Vor allem ist das Wachgetreide in Nisan eng mit dem Burggrafentum, mit der Burggrafschaftsverfassung, die zeitlich mindestens mit dem Ausgang der Burgwardszeit zusammenfällt, verknüpft. Diese Tatsache ist wiederholt festgestellt worden. Durchaus erweckt das Wachgetreide den Eindruck, daß es eine Art öffentlicher Leistung gewesen sei, eine Steuer, welche auch den Zinsenden in einer freieren Stellung erscheinen läßt. Nicht rechtlose Hofhörige, sondern Bauern in selbständiger Stellung leisten diesen Zins. Dies deckt sich mit Ermittelungen, welche für verschiedene benachbarte Landschaften über die Stellung der slawischen Bauern in der älteren Zeit gewonnen worden sind[1]. Die slawischen Bauern, die Smurden, erscheinen darnach zwar als Hintersassen ohne freie Verfügung über den Boden, aber als liberi, als persönlich Freie, als hospites oder gasti, welche den Boden zwar in Pacht bearbeiten, aber nicht an ihn gefesselt sind. Das Wachgetreide kann ursprünglich eine persönliche Steuer, es muß keine Grundsteuer gewesen sein.

Diese Stellung der sorbischen Hintersassen führt nun unmittelbar zu der Frage, wie in alter Zeit wohl das Verhältnis des Herrengutes zu dem bäuerlichen Land, zu der Flur der Smurden gewesen sein mag, zu der Frage der Entstehung der Allode oder Vorwerke des Mittelalters in der Dresdner Pflege.

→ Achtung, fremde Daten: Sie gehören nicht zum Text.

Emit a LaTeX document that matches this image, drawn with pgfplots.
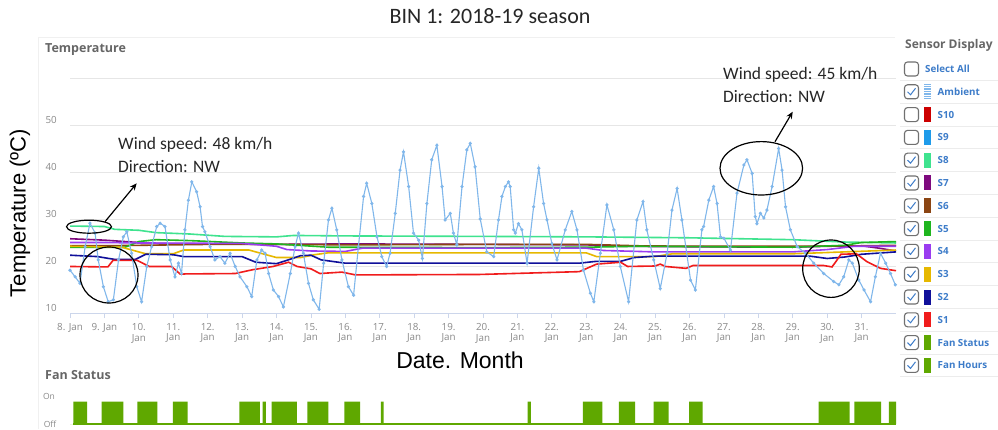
\documentclass[border=0pt]{standalone}
\usepackage{pgfplots}
\pgfplotsset{compat=1.18}
\usepackage{fontspec}
\setmainfont{Open Sans}
\newfontfamily\calfont{Carlito}
\newfontfamily\arfont{Liberation Sans}
\usetikzlibrary{arrows.meta}
\definecolor{amb}{HTML}{80B7EB}
\definecolor{s8}{HTML}{3FE38F}
\definecolor{s7}{HTML}{7E0A7E}
\definecolor{s6}{HTML}{8B4513}
\definecolor{s5}{HTML}{1FB51F}
\definecolor{s4}{HTML}{9A3CF0}
\definecolor{s3}{HTML}{E6B800}
\definecolor{s2}{HTML}{10109A}
\definecolor{s1}{HTML}{F01C1C}
\definecolor{s10}{HTML}{CC0000}
\definecolor{s9}{HTML}{1E9BEA}
\definecolor{fan}{HTML}{5FA800}
\definecolor{txtg}{HTML}{666666}
\definecolor{tickg}{HTML}{8A8A8A}
\definecolor{gridc}{HTML}{E6E6E6}
\definecolor{axl}{HTML}{CCD6EB}
\definecolor{legb}{HTML}{3D7CC9}
\definecolor{boxg}{HTML}{707070}

\pgfplotstableread{
d T
8.00 19.1
8.15 17.7
8.29 16.3
8.44 24.1
8.58 29.1
8.73 27.0
8.82 21.3
8.97 15.6
9.11 12.4
9.26 12.8
9.41 21.3
9.55 26.2
9.65 27.3
9.79 22.7
9.94 15.6
10.08 12.4
10.23 19.9
10.37 24.1
10.52 28.4
10.62 29.1
10.76 28.4
10.91 21.3
11.05 17.7
11.15 20.6
11.24 18.4
11.34 27.7
11.44 34.0
11.54 37.9
11.68 35.8
11.78 32.6
11.85 28.4
11.92 27.3
12.07 24.1
12.21 21.3
12.36 22.0
12.50 20.6
12.65 22.7
12.80 19.9
12.94 17.7
13.14 15.6
13.28 13.5
13.43 21.3
13.57 23.4
13.67 22.7
13.77 18.4
13.91 14.9
14.06 13.5
14.20 11.3
14.40 18.4
14.54 24.1
14.64 27.0
14.78 22.7
14.93 16.3
15.07 12.8
15.24 10.8
15.37 20.6
15.51 29.8
15.61 32.3
15.75 27.7
15.90 21.3
16.09 15.6
16.24 13.8
16.38 24.1
16.53 34.8
16.62 37.6
16.77 33.3
16.92 26.2
17.06 22.0
17.20 19.9
17.30 22.7
17.45 31.2
17.59 40.4
17.69 44.3
17.84 36.9
17.98 27.0
18.13 25.5
18.24 21.6
18.37 33.3
18.51 42.6
18.66 45.7
18.81 36.9
18.90 29.8
19.05 31.2
19.14 27.0
19.24 24.5
19.39 36.9
19.53 44.7
19.63 46.1
19.77 41.1
19.92 30.0
20.11 23.0
20.31 22.0
20.45 29.8
20.55 34.8
20.65 36.9
20.74 37.9
20.79 36.9
20.89 27.7
20.94 27.0
21.03 29.0
21.13 27.7
21.28 20.6
21.47 32.6
21.62 40.8
21.76 33.3
21.86 29.8
22.00 24.8
22.15 21.3
22.39 27.7
22.58 31.6
22.73 27.7
22.92 19.1
23.12 14.2
23.22 12.4
23.41 22.7
23.60 33.0
23.80 27.7
23.99 19.9
24.23 12.4
24.47 29.8
24.65 33.7
24.76 27.7
24.96 21.3
25.15 15.2
25.35 22.7
25.49 31.9
25.64 36.5
25.78 29.8
26.03 17.0
26.17 14.9
26.36 27.7
26.41 28.4
26.56 34.0
26.70 36.9
26.80 33.3
26.90 26.2
27.00 25.9
27.19 23.4
27.38 35.5
27.58 41.5
27.67 42.6
27.82 39.7
27.91 30.5
27.96 29.0
28.06 31.2
28.16 30.2
28.25 31.9
28.40 36.9
28.59 45.0
28.69 40.4
28.79 32.6
28.93 27.7
29.13 24.1
29.37 22.7
29.61 20.6
29.90 18.4
30.19 16.7
30.34 16.0
30.48 17.7
30.63 21.3
30.73 20.6
30.92 17.0
31.07 14.9
31.26 12.4
31.40 17.7
31.55 22.7
31.70 20.6
31.84 18.4
31.98 16.0
}\ambient

\begin{document}
\begin{tikzpicture}[x=1pt,y=1pt]
\useasboundingbox (0,0) rectangle (998,429);
\fill[white] (0,0) rectangle (998,429);
% faint chart container border
\draw[gray!12, line width=0.8pt] (38,0) -- (38,392) -- (895,392);

% title and headings
\node[font=\calfont\fontsize{22}{26}\selectfont, text=black!85] at (490,413) {BIN 1: 2018-19 season};
\node[anchor=west, inner sep=0pt, font=\bfseries\fontsize{12.5}{15}\selectfont, text=txtg] at (45,379) {Temperature};
\node[anchor=west, inner sep=0pt, font=\bfseries\fontsize{12.5}{15}\selectfont, text=txtg] at (45,54) {Fan Status};
\node[rotate=90, font=\arfont\fontsize{22}{26}\selectfont] at (20,216) {Temperature (ºC)};
\node[font=\arfont\fontsize{23}{27}\selectfont] at (460,69) {Date. Month};
\node[font=\fontsize{8.5}{10}\selectfont, text=tickg] at (49,33) {On};
\node[font=\fontsize{8.5}{10}\selectfont, text=tickg] at (50,5) {Off};

\begin{axis}[
  at={(70pt,116pt)}, anchor=south west,
  scale only axis, width=826pt, height=235pt,
  xmin=8, xmax=32, ymin=10, ymax=60,
  enlargelimits=false,
  axis x line*=bottom, axis y line*=left,
  x axis line style={draw=axl, line width=0.8pt, -},
  y axis line style={draw=none},
  ymajorgrids, grid style={gridc, line width=0.8pt},
  xtick={8,...,31},
  xticklabels={8. Jan,9. Jan,{10.\\Jan},{11.\\Jan},{12.\\Jan},{13.\\Jan},{14.\\Jan},{15.\\Jan},{16.\\Jan},{17.\\Jan},{18.\\Jan},{19.\\Jan},{20.\\Jan},{21.\\Jan},{22.\\Jan},{23.\\Jan},{24.\\Jan},{25.\\Jan},{26.\\Jan},{27.\\Jan},{28.\\Jan},{29.\\Jan},{30.\\Jan},{31.\\Jan}},
  ytick={10,20,30,40,50,60},
  yticklabels={10,20,30,40,50,},
  tick align=outside, major tick length=5pt,
  xtick style={draw=axl, line width=0.8pt},
  ytick style={draw=none},
  /pgf/number format/assume math mode=true,
  xticklabel style={font=\fontsize{9.8}{10.7}\selectfont, text=tickg, align=center, anchor=north, inner sep=0pt, yshift=-5pt},
  yticklabel style={font=\fontsize{9.8}{11}\selectfont, text=tickg, anchor=east, inner sep=0pt, xshift=-8pt, yshift=5pt},
]
\addplot[s8, line width=1.6pt] coordinates {(8,28.5)(9,28.4)(9.3,27.8)(10,27.6)(10.5,27.1)(11.5,26.8)(12.5,26.3)(14,26.2)(14.5,26.5)(16,26.4)(20,26.3)(23,26.2)(26,26.0)(29,25.6)(30.5,25.1)(32,24.9)};
\addplot[s7, line width=1.6pt] coordinates {(8,25.8)(9,25.5)(10,25.0)(10.5,24.8)(12,24.7)(14,24.6)(16,24.7)(20,24.6)(23,24.5)(24,24.2)(26,24.1)(29,24.0)(30,24.2)(31,24.3)(31.5,23.8)(32,23.2)};
\addplot[s6, line width=1.6pt] coordinates {(8,24.3)(9,24.3)(10,24.4)(12,24.6)(14,24.6)(16,24.5)(20,24.6)(23,24.6)(24.5,24.3)(26,24.2)(29,24.2)(31,24.3)(32,24.4)};
\addplot[s5, line width=1.6pt] coordinates {(8,24.0)(9.6,24.0)(10,25.2)(10.5,25.6)(11.5,25.4)(13,24.9)(14,24.7)(15.5,24.0)(20,23.9)(23,24.0)(24.5,24.2)(29,24.0)(30.5,24.4)(31,25.0)(32,25.2)};
\addplot[s4, line width=1.6pt] coordinates {(8,25.0)(9,25.0)(10,24.9)(13,24.8)(14,24.2)(14.3,23.5)(15,23.2)(16,23.1)(16.5,23.8)(20,23.8)(23,23.8)(23.5,23.3)(25,23.0)(29,23.0)(30,23.5)(30.8,24.2)(32,24.2)};
\addplot[s3, line width=1.6pt] coordinates {(8,24.2)(9.5,24.0)(9.9,23.2)(10.2,22.6)(11,22.6)(11.3,23.4)(13.2,23.4)(13.6,22.6)(14,21.8)(14.7,21.8)(15.1,22.4)(15.5,22.8)(19.9,22.8)(23,22.8)(23.3,22.0)(25,22.0)(25.5,22.6)(29,22.6)(30.5,23.0)(32,23.4)};
\addplot[s2, line width=1.6pt] coordinates {(8,22.3)(8.8,22.0)(9.3,21.4)(9.9,21.4)(10.2,22.5)(11,22.4)(11.3,22.0)(13,22.0)(13.4,20.8)(14,20.5)(14.3,21.2)(14.7,22.2)(15.0,22.3)(15.3,21.3)(16,20.6)(19.9,20.6)(22.8,20.6)(23.3,21.0)(24,21.0)(24.4,21.8)(25,22.1)(29.5,22.1)(30,21.6)(30.5,21.9)(31,22.5)(32,23.0)};
\addplot[s1, line width=1.6pt] coordinates {(8,19.9)(9.1,19.8)(9.25,21.2)(9.95,21.2)(10.3,19.9)(10.95,19.9)(11.2,18.3)(12.8,18.4)(13.3,19.2)(13.9,19.9)(14.35,20.8)(14.6,19.9)(15.0,19.4)(15.26,18.4)(15.9,18.7)(16.3,18.1)(19.9,18.2)(22.8,18.8)(23.3,20.4)(24.0,20.8)(24.2,19.9)(25.0,20.0)(25.15,20.4)(25.3,19.9)(25.9,19.5)(26.1,20.1)(29.9,20.1)(30.14,19.8)(30.25,20.9)(30.4,22.5)(30.85,22.6)(31.16,20.9)(31.55,19.5)(32,19.0)};
\addplot[amb, line width=1.1pt, mark=*, mark size=1pt, mark options={fill=amb, draw=amb}] table[x=d, y=T] {\ambient};
\end{axis}

\begin{axis}[
  at={(70pt,5pt)}, anchor=south west,
  scale only axis, width=826pt, height=22.5pt,
  xmin=8, xmax=32, ymin=0, ymax=1,
  enlargelimits=false, hide axis, clip=false,
]
\addplot[fill=fan, draw=none, const plot mark left] coordinates {(8,0)(8.10,1)(8.50,0)(8.92,1)(9.55,0)(9.96,1)(10.54,0)(10.99,1)(11.42,0)(12.92,1)(13.52,0)(13.60,1)(13.69,0)(13.86,1)(14.59,0)(14.90,1)(15.51,0)(15.97,1)(16.43,0)(17.03,1)(17.11,0)(21.30,1)(21.39,0)(22.90,1)(23.47,0)(23.95,1)(24.42,0)(24.96,1)(25.39,0)(25.99,1)(26.38,0)(29.75,1)(30.65,0)(30.79,1)(31.57,0)(31.79,1)(32,1)} \closedcycle;
\addplot[fan, line width=1.5pt] coordinates {(8.1,0)(32,0)};
\end{axis}

% annotations
\begin{scope}[line width=1.2pt, black]
\draw (89,202.3) ellipse [x radius=22.5, y radius=6.5];
\draw (109,154) ellipse [x radius=29, y radius=28];
\draw[-{Stealth[length=7pt,width=6pt]}] (105,207.3) -- (136.7,245.7);
\draw (761.3,260.7) ellipse [x radius=41.3, y radius=26.7];
\draw[-{Stealth[length=7pt,width=6pt]}] (775,287.3) -- (792.7,317.3);
\draw (831,160.3) ellipse [x radius=28.3, y radius=28.7];
\end{scope}
\node[anchor=west, inner sep=0pt, font=\calfont\fontsize{17.5}{21}\selectfont, text=black!85] at (118,284) {Wind speed: 48 km/h};
\node[anchor=west, inner sep=0pt, font=\calfont\fontsize{17.5}{21}\selectfont, text=black!85] at (118,262.3) {Direction: NW};
\node[anchor=west, inner sep=0pt, font=\calfont\fontsize{17.5}{21}\selectfont, text=black!85] at (723,354) {Wind speed: 45 km/h};
\node[anchor=west, inner sep=0pt, font=\calfont\fontsize{17.5}{21}\selectfont, text=black!85] at (723,332.3) {Direction: NW};

% sensor display panel
\node[anchor=west, inner sep=0pt, font=\bfseries\fontsize{12}{14}\selectfont, text=txtg] at (905,384) {Sensor Display};
\foreach \yy in {360,337.2,314.4,291.6,268.8,246,223.2,200.4,177.6,154.8,132,109.2,86.4,63.6}{
  \draw[gray!15, line width=0.7pt] (900,\yy-11.4) -- (998,\yy-11.4);
}
\draw[boxg, line width=1.1pt, rounded corners=3pt] (904.5,353) rectangle (918.5,367);
\node[anchor=west, inner sep=0pt, font=\bfseries\fontsize{9.8}{12}\selectfont, text=legb] at (925,360) {Select All};
\foreach \yy/\nm/\cl/\ck in {337.2/Ambient/amb/1, 314.4/S10/s10/0, 291.6/S9/s9/0, 268.8/S8/s8/1, 246/S7/s7/1, 223.2/S6/s6/1, 200.4/S5/s5/1, 177.6/S4/s4/1, 154.8/S3/s3/1, 132/S2/s2/1, 109.2/S1/s1/1, 86.4/Fan Status/fan/1, 63.6/Fan Hours/fan/1}{
  \draw[boxg, line width=1.1pt, rounded corners=3pt] (904.5,\yy-7) rectangle (918.5,\yy+7);
  \ifnum\ck=1 \draw[legb, line width=1pt] (907.5,\yy) -- (910.5,\yy-3) -- (915.5,\yy+3.5); \fi
  \fill[\cl] (924.3,\yy-7.5) rectangle (931,\yy+7.5);
  \node[anchor=west, inner sep=0pt, font=\bfseries\fontsize{9.8}{12}\selectfont, text=legb] at (937.5,\yy) {\nm};
}
\foreach \k in {-6,-3.5,-1,1.5,4,6.5}{
  \draw[white, line width=0.6pt] (924.3,337.2+\k) -- (931,337.2+\k);
}
\end{tikzpicture}
\end{document}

Bevor diese Frage erörtert wird, sei noch kurz die Zahl der Allode berührt.

Alte Allode lassen sich innerhalb des Gebiets des Dezems des Dekans außer zu Coschütz nachweisen zu Roßthal, Pesterwitz,


  1. Siehe für Böhmen Palacky, 2. Band, 1. Abteilung S. 31, 32 und 2. Abteilung S. 30. – J. Peisker, Die Knechtschaft in Böhmen, 1890. – Für die Landschaft an der Unterelbe vgl. F. Winter, Die Germanisierung und Christianisierung des Gaues Morzane (Geschichtsblätter für Stadt und Land Magdeburg, V, S. 226). – „Nach dem Wendenrecht waren nur die Höfe Eigentum der Dorfbewohner, nicht die Hufen. Diese hatten sie vielmehr von dem Grundherrn nur gegen einen Pachtzins inne.“ Im Orlagau spricht eine Urkunde von „smurdis vel liberis“ (Urkundenbuch für die Geschichte des Niederrheins von Lacomblet I, Nr. 192 zum Jahre 1057). – Über gasti siehe Schulze, S. 182, 183, 187, Kötzschke, S. 14, Knothe, S. 1 ff.